Lan Deng has been a leading researcher studying one of the most vexing societal problems: the lack of affordable housing and what to do about it. Born in China, Deng, an associate professor of urban and regional planning at Taubman College, lived through the transformation of China’s housing sector from a state-run to a market-based system. Since coming to the U.S. in 1999 for her doctoral studies, she has dedicated her research to studying these two different systems.
“Affordability has become such a grave concern in many countries across the world,” she says. “Housing is so important for every family. It’s not just a roof over your head. It’s a foundation for everything.”
Deng’s research has examined the strong government role in responding to China’s housing affordability challenge, as well as the use of market-based solutions for affordable housing provisions in the U.S. “I pay a lot of attention to how policies interact with different market environments,” she says, “trying to understand how a program operates in different contexts.” Despite what they were able to accomplish, the two different approaches the U.S. and China have taken face their own constraints, she says. She explains that in China, where the state owns urban land, there’s an incentive to sell the land at high prices in order to fund government spending. But in doing so, that has increased the cost of development, causing housing prices to rise. “Sometimes excessive state participation in the market can cause serious problems,” she says.
Yet, “a market-based solution has its own issues,” she adds. She explains that in the U.S., stagnant income growth coupled with rising housing costs have severely limited what market-based programs could do.
Deng says that planners are action-oriented, and she is interested in identifying solutions to the affordable housing shortage. “In order to do so, we need to understand what is going on with the existing housing system. And then we need to figure out how we can address the problems it has.”
After years of researching this issue, she says that solving the housing crisis in both the U.S. and China comes down to having the political will to directly tackle the causes of the problem: “The resources are so constrained, while the demand for affordable housing keeps rising. Currently it is far less than what is needed to be able to tackle these challenges” at a meaningful level. In the case of China, the key issue is whether the government is willing to lower the land cost, she says. In the U.S., substantial efforts are needed to bridge the gap between hosing cost and household income, she adds.
Since 2010, Deng also has been conducting research in Detroit. She was drawn to the city because of its proximity to Taubman College and the challenges the city faces. In studying Detroit, she learned that locating affordable housing as part of neighborhood revitalization strategy is essential. “They shouldn’t be in an isolated development. They should be in places where there are other redevelopment opportunities,” she says of affordable housing developments. Then, “Not only can these developments can contribute to neighborhood revitalization; when that revitalization is successful, you will have some affordable housing there to prevent displacement.”
In 2020, Deng took on two prominent roles that are testament to the acclaim her work has garnered and the esteem in which she is held by her peers. In July, she became associate director for the University of Michigan’s Lieberthal-Rogel Center for Chinese Studies, one of the most prominent centers in the study of China. She appreciates the opportunity to be part of a team that involves other disciplines like history, art, and humanities in promoting a deeper understanding of China. This also informs her planning research, she says: “History matters. Art matters. The strength of the built environment comes from those.” In April, she became the North American editor for Housing Studies, a leading international journal in the field of housing research. “It gives me an opportunity to work with scholars across the world and learn about interdisciplinary work in the field,” she says.

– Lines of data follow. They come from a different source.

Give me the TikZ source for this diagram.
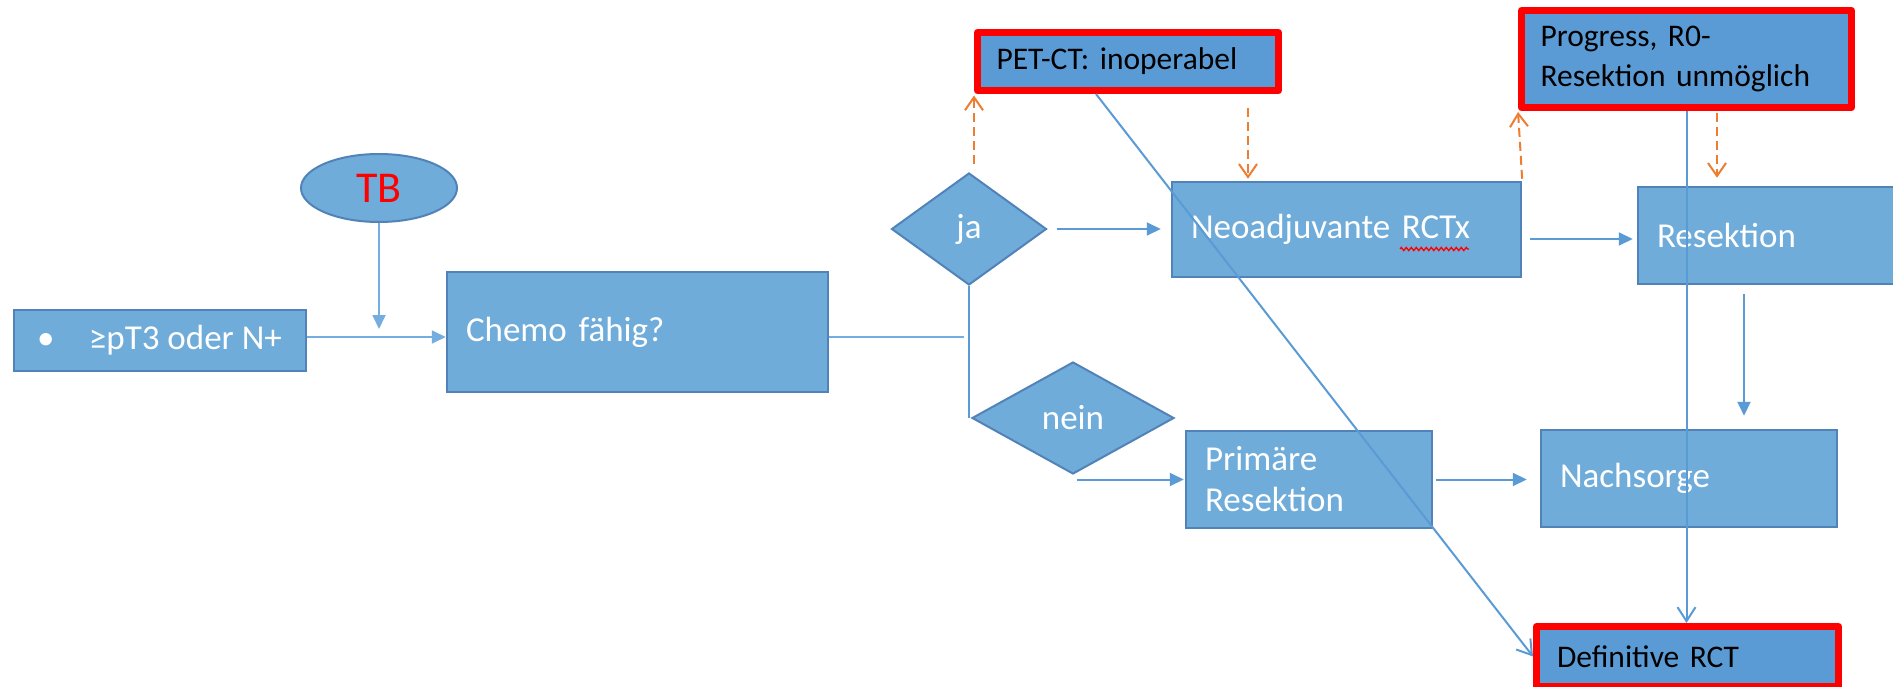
\documentclass[tikz,border=0pt]{standalone}
\usepackage{fontspec}
\setmainfont{Carlito}
\usetikzlibrary{shapes.geometric,arrows.meta,decorations.pathmorphing}
\definecolor{boxfill}{HTML}{6FACDA}
\definecolor{boxline}{HTML}{5283B8}
\definecolor{redfill}{HTML}{5B9BD5}
\definecolor{conn}{HTML}{5B9BD5}
\definecolor{lconn}{HTML}{74AEE0}
\definecolor{oran}{HTML}{ED7D31}
\definecolor{pptred}{HTML}{FF0000}
\begin{document}
\begin{tikzpicture}[x=1pt,y=-1pt,
  bluebox/.style={rectangle, fill=boxfill, draw=boxline, line width=2.5pt, text=white,
    font=\fontsize{35}{41}\selectfont, align=left, inner xsep=19pt, inner ysep=0pt},
  redbox/.style={rectangle, fill=redfill, draw=pptred, line width=7pt, line join=round, text=black,
    font=\fontsize{31.5}{40}\selectfont, align=left, inner xsep=19pt, inner ysep=0pt},
  decision/.style={diamond, fill=boxfill, draw=boxline, line width=2pt, text=white,
    font=\fontsize{35}{41}\selectfont, inner sep=0pt},
  conline/.style={draw=conn, line width=2pt},
  lline/.style={draw=lconn, line width=1.8pt},
  barr/.style={conline, -{Triangle[length=14pt,width=13pt]}},
  lbarr/.style={lline, -{Triangle[length=14pt,width=13pt]}},
  varr/.style={conline, -{Straight Barb[length=14pt,width=18pt]}},
  oarr/.style={draw=oran, line width=2pt, dash pattern=on 9pt off 5pt, -{Straight Barb[length=13pt,width=18pt]}}
]
\useasboundingbox (0,0) rectangle (1893,687);
\fill[white] (0,0) rectangle (1893,687);
\clip (0,0) rectangle (1893,687);

% nodes
\node[ellipse, fill=boxfill, draw=boxline, line width=2pt, minimum width=156pt, minimum height=68pt,
  text=pptred, font=\fontsize{44}{44}\selectfont, inner sep=0pt] (tb) at (379,188) {TB};
\node[bluebox, inner xsep=23pt, minimum height=61pt] (pt3) at (160,340.5)
  {\makebox[246pt][l]{\makebox[52pt][l]{•}≥pT3 oder N+}};
\node[bluebox, text width=343pt, minimum height=120pt] (chemo) at (637.5,332) {Chemo fähig?};
\node[decision, minimum width=155pt, minimum height=112pt] (ja) at (969,229) {ja};
\node[decision, minimum width=202pt, minimum height=112pt] (nein) at (1073,418) {nein};
\node[bluebox, text width=311pt, minimum height=95pt] (neo) at (1346.5,229.5) {Neoadjuvante RCTx};
\node[bluebox, text width=274pt, minimum height=97pt] (res) at (1794,235.5) {Resektion};
\node[bluebox, text width=208pt, minimum height=97pt] (prim) at (1309,479.5) {Primäre\\Resektion};
\node[bluebox, text width=258pt, minimum height=97pt] (nach) at (1689,478.5) {Nachsorge};
\node[redbox, text width=263pt, minimum height=58pt] (pet) at (1128,61.5) {PET-CT: inoperabel};
\node[redbox, text width=292pt, minimum height=97pt] (prog) at (1686.5,59) {Progress, R0-\\Resektion unmöglich};
\node[redbox, inner xsep=20.5pt, text width=261pt, minimum height=60pt] (def) at (1687.5,656.5) {Definitive RCT};

% spell-check squiggle under RCTx
\draw[pptred, line width=1.3pt, decorate, decoration={zigzag, segment length=5pt, amplitude=1.6pt}]
  (1400,249) -- (1469,249);

% connectors
\draw[lbarr] (tb.south) -- ([yshift=-106pt]tb.south);
\draw[lbarr] ([yshift=3.5pt]pt3.east) -- ([yshift=3.5pt]pt3.east -| chemo.west);
\draw[lline, shorten >=5pt] ([yshift=-5pt]chemo.east) -- ([yshift=-5pt]chemo.east -| ja.south);
\draw[conline] (ja.south) -- (ja.south |- nein.west);
\draw[barr, shorten <=9pt, shorten >=10pt] (ja.east) -- (ja.east -| neo.west);
\draw[barr, shorten >=1pt] ([xshift=4pt]nein.south |- prim.west) -- (prim.west);
\draw[barr, shorten <=3pt, shorten >=13pt] (prim.east) -- (prim.east -| nach.west);
\draw[barr, shorten <=8pt, shorten >=4pt] ([yshift=-3.5pt]res.west -| neo.east) -- ([yshift=-3.5pt]res.west);
\draw[barr, shorten <=9pt, shorten >=13pt] ([xshift=55pt]nach.north |- res.south) -- ([xshift=55pt]nach.north);
\draw[varr] ([xshift=-32pt]pet.south) -- (def.west);
\draw[varr] (prog.south) -- (prog.south |- def.north);

% orange dashed
\draw[oarr, shorten <=8pt, shorten >=1.5pt] (ja.north -| pet.south west) -- (pet.south west);
\draw[oarr, shorten <=14pt, shorten >=2pt] ([xshift=120pt]pet.south) -- ([xshift=120pt]pet.south |- neo.north);
\draw[oarr, shorten <=2pt, shorten >=1pt] (neo.north east) -- (prog.south west);
\draw[oarr, shorten <=2pt, shorten >=8pt] ([xshift=30.5pt]prog.south) -- ([xshift=30.5pt]prog.south |- res.north);
\end{tikzpicture}
\end{document}
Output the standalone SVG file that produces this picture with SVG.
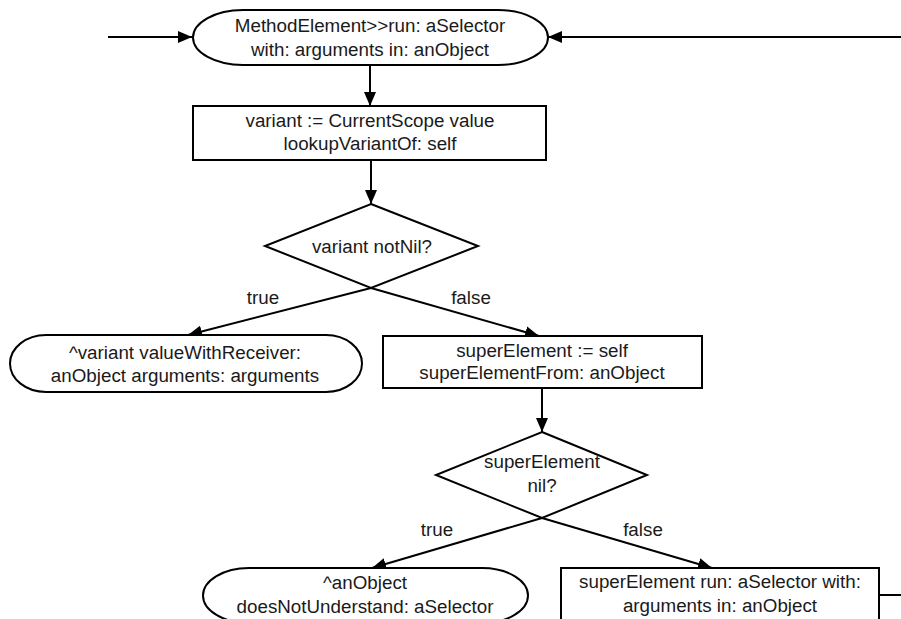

One of Deng’s current projects explores the role of the real estate development industry in shaping housing production in China. In this work, she has gained valuable insights from alumni who are working in that industry in China. In the future, she hopes to further expand her work of examining housing affordability as a global challenge. She believes her research has helped her become a more effective teacher, since she can provide many examples, both locally and globally, to help students understand the housing system they live in.
Many Taubman College alumni are “making great impact in the world. It makes me proud to work with these young, talented students,” she says. She’s also grateful that the college gives her the support to pursue what she most enjoys. “It’s been a privilege to be able to do research that I'm passionate about and to be able to teach the subjects that I’m passionate about.”